If the treaty of all 27 member states had gone ahead British sovereignty would not have been anymore affected because British sovereignty was never at threat, the new treaty clause was solely about the euro.

The real consequence of Cameron’s actions for Britain is that our influence will now be severely limited. There is a real danger that we will not be able to protect important British interests especially in the EU single market which is very important for British trade and jobs.

Just one example of our monthly trade with the EU shows how important it is financially to the UK to have such good relations. An example can be found in just one month in the UK’s EU exports which increased by £1.6 billion (13.4%) in a single month from August-September 2011, to £13.6 billion. And compared to September 2010, exports have increased by £1.7 billion (14.8 %).

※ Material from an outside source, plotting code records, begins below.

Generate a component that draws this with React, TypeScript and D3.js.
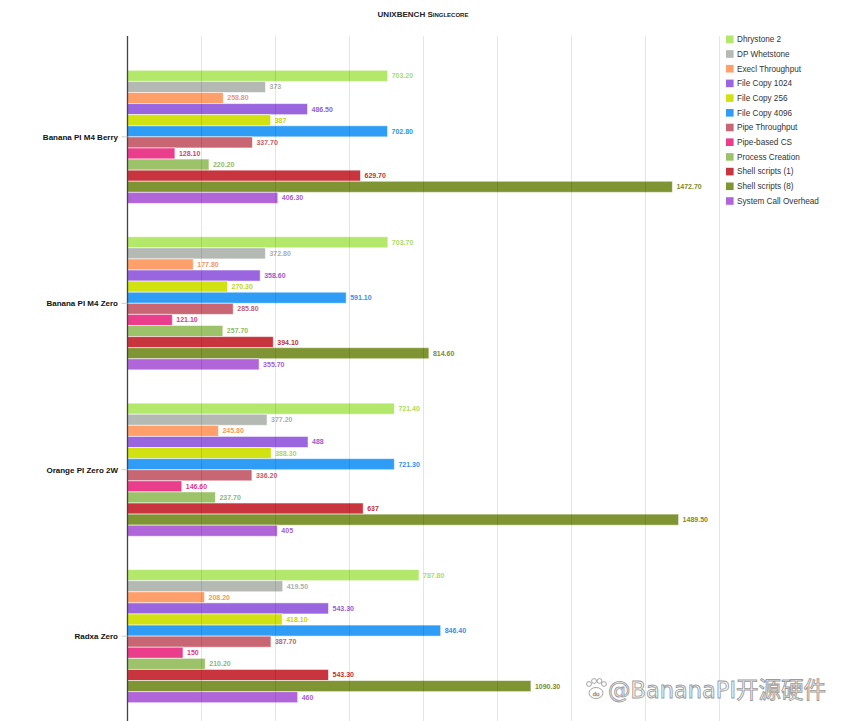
import { useEffect, useMemo } from "react";
import * as d3 from "d3";

const WIDTH = 847;
const HEIGHT = 721;

const devices = ["Banana PI M4 Berry", "Banana PI M4 Zero", "Orange PI Zero 2W", "Radxa Zero"];

const tests = [
  "Dhrystone 2",
  "DP Whetstone",
  "Execl Throughput",
  "File Copy 1024",
  "File Copy 256",
  "File Copy 4096",
  "Pipe Throughput",
  "Pipe-based CS",
  "Process Creation",
  "Shell scripts (1)",
  "Shell scripts (8)",
  "System Call Overhead",
];

const testColors = [
  "#b3e86a",
  "#b4b9b4",
  "#ffa06a",
  "#9966e0",
  "#d1e112",
  "#2f9df5",
  "#c86773",
  "#ea3d8b",
  "#9dc36a",
  "#c8353f",
  "#7f9432",
  "#b066d9",
];

// one array per device, in the order of `tests`
const berryValues = [703.2, 373, 258.8, 486.5, 387, 702.8, 337.7, 128.1, 220.2, 629.7, 1472.7, 406.3];
const m4ZeroValues = [703.7, 372.8, 177.8, 358.6, 270.3, 591.1, 285.8, 121.1, 257.7, 394.1, 814.6, 355.7];
const orangeValues = [721.4, 377.2, 245.8, 488, 388.3, 721.3, 336.2, 146.6, 237.7, 637, 1489.5, 405];
const radxaValues = [787.8, 419.5, 208.2, 543.3, 418.1, 846.4, 387.7, 150, 210.2, 543.3, 1090.3, 460];

const deviceValues = [berryValues, m4ZeroValues, orangeValues, radxaValues];

const xTicks = [200, 400, 600, 800, 1000, 1200, 1400, 1600];

const MARGIN = { top: 37, left: 127.5, right: 127.5, bottom: -15 };

const fmt = (v: number) => (Number.isInteger(v) ? String(v) : v.toFixed(2));

export default function App() {
  useEffect(() => {
    document.body.style.margin = "0";
  }, []);

  const xScale = useMemo(
    () => d3.scaleLinear().domain([0, 1600]).range([MARGIN.left, WIDTH - MARGIN.right]),
    []
  );
  // plot runs a bit past the bottom of the picture
  const yScale = useMemo(
    () => d3.scaleBand<string>().domain(devices).range([MARGIN.top, HEIGHT - MARGIN.bottom]).paddingInner(0.2).paddingOuter(0.2),
    []
  );
  const innerScale = useMemo(
    () => d3.scaleBand<string>().domain(tests).range([0, yScale.bandwidth()]).padding(0),
    [yScale]
  );

  const font = "'Liberation Sans', Arial, sans-serif";
  const plotTop = 36;

  return (
    <svg width={WIDTH} height={HEIGHT} style={{ display: "block", fontFamily: font }}>
      <rect width={WIDTH} height={HEIGHT} fill="#fff" />

      {/* title */}
      <text x={423} y={17} textAnchor="middle" fontSize={8} fontWeight="bold" fill="#222" style={{ fontVariant: "small-caps" }}>
        UNIXBENCH Singlecore
      </text>

      {/* bars */}
      {devices.map((dev, di) => (
        <g key={dev} transform={`translate(0,${yScale(dev)})`}>
          {deviceValues[di].map((v, ti) => {
            const y = innerScale(tests[ti]) ?? 0;
            const h = innerScale.bandwidth();
            return (
              <g key={tests[ti]}>
                <rect
                  x={xScale(0)}
                  y={y}
                  width={xScale(v) - xScale(0)}
                  height={h}
                  fill={testColors[ti]}
                  stroke="#fff"
                  strokeOpacity={0.55}
                  strokeWidth={1}
                />
                <text
                  x={xScale(v) + 4}
                  y={y + h / 2}
                  dy="0.35em"
                  fontSize={7}
                  fontWeight="bold"
                  fill={d3.color(testColors[ti])!.darker(0.15).formatHex()}
                  stroke="#fff"
                  strokeWidth={1.5}
                  strokeOpacity={0.8}
                  style={{ paintOrder: "stroke" }}
                >
                  {fmt(v)}
                </text>
              </g>
            );
          })}
        </g>
      ))}

      {/* grid lines on top of bars */}
      {xTicks.map((t) => (
        <line key={t} x1={xScale(t)} x2={xScale(t)} y1={plotTop} y2={HEIGHT} stroke="#000" strokeOpacity={0.1} strokeWidth={1} />
      ))}

      {/* y axis */}
      <line x1={xScale(0)} x2={xScale(0)} y1={plotTop} y2={HEIGHT} stroke="#444" strokeWidth={1.3} />
      {devices.map((dev) => {
        const cy = (yScale(dev) ?? 0) + yScale.bandwidth() / 2;
        return (
          <g key={dev}>
            <line x1={xScale(0) - 6} x2={xScale(0)} y1={cy} y2={cy} stroke="#ccc" strokeWidth={1} />
            <text x={118} y={cy} dy="0.35em" textAnchor="end" fontSize={8} fontWeight="bold" fill="#111">
              {dev}
            </text>
          </g>
        );
      })}

      {/* legend */}
      {tests.map((t, i) => {
        const cy = 39.3 + i * 14.7;
        return (
          <g key={t}>
            <rect x={726} y={cy - 3.8} width={7.6} height={7.6} fill={testColors[i]} />
            <text x={737} y={cy} dy="0.35em" fontSize={8.2} fill="#333">
              {t}
            </text>
          </g>
        );
      })}

      {/* watermark */}
      <g stroke="#9a9a9a" strokeWidth={0.9} fill="#fff">
        <ellipse cx={596} cy={693} rx={7} ry={5.5} />
        <circle cx={589} cy={684} r={2.4} />
        <circle cx={594} cy={681} r={2.4} />
        <circle cx={599.5} cy={681} r={2.4} />
        <circle cx={604} cy={684} r={2.4} />
        <text x={596} y={696} textAnchor="middle" fontSize={6} strokeWidth={0.4} fill="#999">
          du
        </text>
      </g>
      <text x={608} y={698} fontSize={22.5} fill="#fff" stroke="#9a9a9a" strokeWidth={0.9} fontFamily="'DejaVu Sans', 'Noto Sans CJK SC', sans-serif">
        @BananaPI开源硬件
      </text>
    </svg>
  );
}
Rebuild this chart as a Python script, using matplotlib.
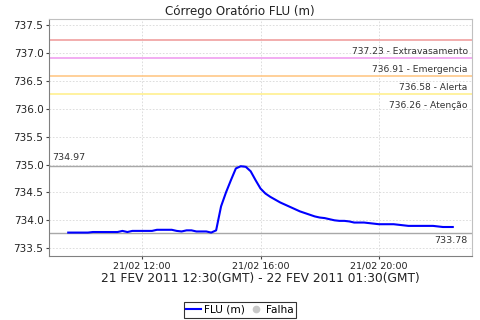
import matplotlib
matplotlib.use("Agg")
import matplotlib.pyplot as plt
import matplotlib.dates as mdates
from matplotlib.lines import Line2D
from datetime import datetime, timedelta

# Data: FLU level (m), every 10 minutes from 21/02 09:30 to 22:30 (local)
start = datetime(2011, 2, 21, 9, 30)
levels = [
    733.78, 733.78, 733.78, 733.78, 733.78, 733.79, 733.79, 733.79, 733.79, 733.79,
    733.79, 733.81, 733.79, 733.81, 733.81, 733.81, 733.81, 733.81, 733.83, 733.83,
    733.83, 733.83, 733.81, 733.80, 733.82, 733.82, 733.80, 733.80, 733.80, 733.78,
    733.82, 734.25, 734.50, 734.72, 734.93, 734.97, 734.96, 734.88, 734.72, 734.57,
    734.48, 734.42, 734.37, 734.32, 734.28, 734.24, 734.20, 734.16, 734.13, 734.10,
    734.07, 734.05, 734.04, 734.02, 734.00, 733.99, 733.99, 733.98, 733.96, 733.96,
    733.96, 733.95, 733.94, 733.93, 733.93, 733.93, 733.93, 733.92, 733.91, 733.90,
    733.90, 733.90, 733.90, 733.90, 733.90, 733.89, 733.88, 733.88, 733.88,
]
times = [start + timedelta(minutes=10 * i) for i in range(len(levels))]

# Threshold levels
thr_values = [737.23, 736.91, 736.58, 736.26]
thr_names = ["Extravasamento", "Emergencia", "Alerta", "Atenção"]
thr_colors = ["#F0A0A0", "#F0A0F0", "#FFC888", "#FFF090"]

x_ticks = [datetime(2011, 2, 21, 12), datetime(2011, 2, 21, 16), datetime(2011, 2, 21, 20)]
y_ticks = [733.5, 734.0, 734.5, 735.0, 735.5, 736.0, 736.5, 737.0, 737.5]

plt.rcParams["font.family"] = ["DejaVu Sans"]
fig = plt.figure(figsize=(4.8, 3.2), dpi=100)
ax = fig.add_axes([49 / 480, 64 / 320, 423 / 480, 237 / 320])

ax.grid(True, linestyle=(0, (2, 2)), linewidth=0.6, color="#D8D8D8")
ax.set_axisbelow(True)

# Threshold lines and labels
for v, name, c in zip(thr_values, thr_names, thr_colors):
    ax.axhline(v, color=c, lw=1.2, zorder=2)
    ax.annotate(f"{v:.2f} - {name}", xy=(1, v), xycoords=("axes fraction", "data"),
                xytext=(-3, -8), textcoords="offset points", ha="right", va="center",
                fontsize=6.6, color="#333333")

# Max / min markers
vmax = max(levels)
vmin = min(levels)
ax.axhline(vmax, color="#A8A8A8", lw=1, zorder=2)
ax.axhline(vmin, color="#A8A8A8", lw=1, zorder=2)
ax.annotate(f"{vmax:.2f}", xy=(0, vmax), xycoords=("axes fraction", "data"),
            xytext=(2, 6), textcoords="offset points", ha="left", va="center",
            fontsize=6.8, color="#333333")
ax.annotate(f"{vmin:.2f}", xy=(1, vmin), xycoords=("axes fraction", "data"),
            xytext=(-3, -6), textcoords="offset points", ha="right", va="center",
            fontsize=6.8, color="#333333")

ax.plot(times, levels, color="#0000FF", lw=1.5, zorder=3)

ax.margins(x=0.05)
ax.set_ylim(733.36, 737.61)
ax.set_yticks(y_ticks)
ax.set_yticklabels([f"{v:.1f}" for v in y_ticks])
ax.set_xticks(x_ticks)
ax.xaxis.set_major_formatter(mdates.DateFormatter("%d/%m %H:%M"))

ax.tick_params(axis="y", labelsize=7.5, colors="#444444", length=2, pad=2)
ax.tick_params(axis="x", labelsize=6.8, colors="#444444", length=2, pad=2)
for lbl in ax.get_xticklabels() + ax.get_yticklabels():
    lbl.set_color("#222222")

for s in ["left", "bottom"]:
    ax.spines[s].set_color("#808080")
for s in ["top", "right"]:
    ax.spines[s].set_color("#C0C0C0")

ax.set_title("Córrego Oratório FLU (m)", fontsize=8.6, color="#222222", pad=3, x=0.45)
ax.set_xlabel("21 FEV 2011 12:30(GMT) - 22 FEV 2011 01:30(GMT)", fontsize=8.8,
              color="#222222", labelpad=1)

handles = [
    Line2D([], [], color="#0000FF", lw=1.5),
    Line2D([], [], marker="o", ls="none", color="#C8C8C8", markersize=4.5),
]
leg = fig.legend(handles, ["FLU (m)", "Falha"], loc="center", bbox_to_anchor=(0.5, 10 / 320),
                 ncol=2, fontsize=7.6, frameon=True, fancybox=False, handlelength=1.4,
                 handletextpad=0.3, columnspacing=0.3, borderpad=0.25, borderaxespad=0)
leg.get_frame().set_edgecolor("black")
leg.get_frame().set_linewidth(0.8)

fig.savefig("out.png", dpi=100)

It’s becoming increasingly apparent that Cameron is despised in the EU, by Merkel and Sarkosy especially. The problems began in 2009 when Cameron pulled Conservative MEPs out of the European People’s Party (EPP), the centre-right political grouping in the European Parliament.  He then formed his own grouping with various fringe parties from across Europe, leaving Merkel and Sarkosy incandescent.

Such a loss of power is not helpful for the UK and it is imperative that we continue to be part of future negotiations with the euro zone. A two tier Europe, which may well result from this, would be disastrous for the UK and as a result we will not be able to fully protect British interests, as Sarkosy has already pointed out.

Domestically there are going to be fallouts. Nick Clegg, is as we know, very pro-European and yet the Deputy Prime Minister is also part of a government which has loosened ties with the EU and lost the respect of European heads of state. This will undoubtedly have implications for the survival of the coalition. And globally there are massive implications; markets have fallen and during this uncertain time it will continue to hit the already fragile global economy.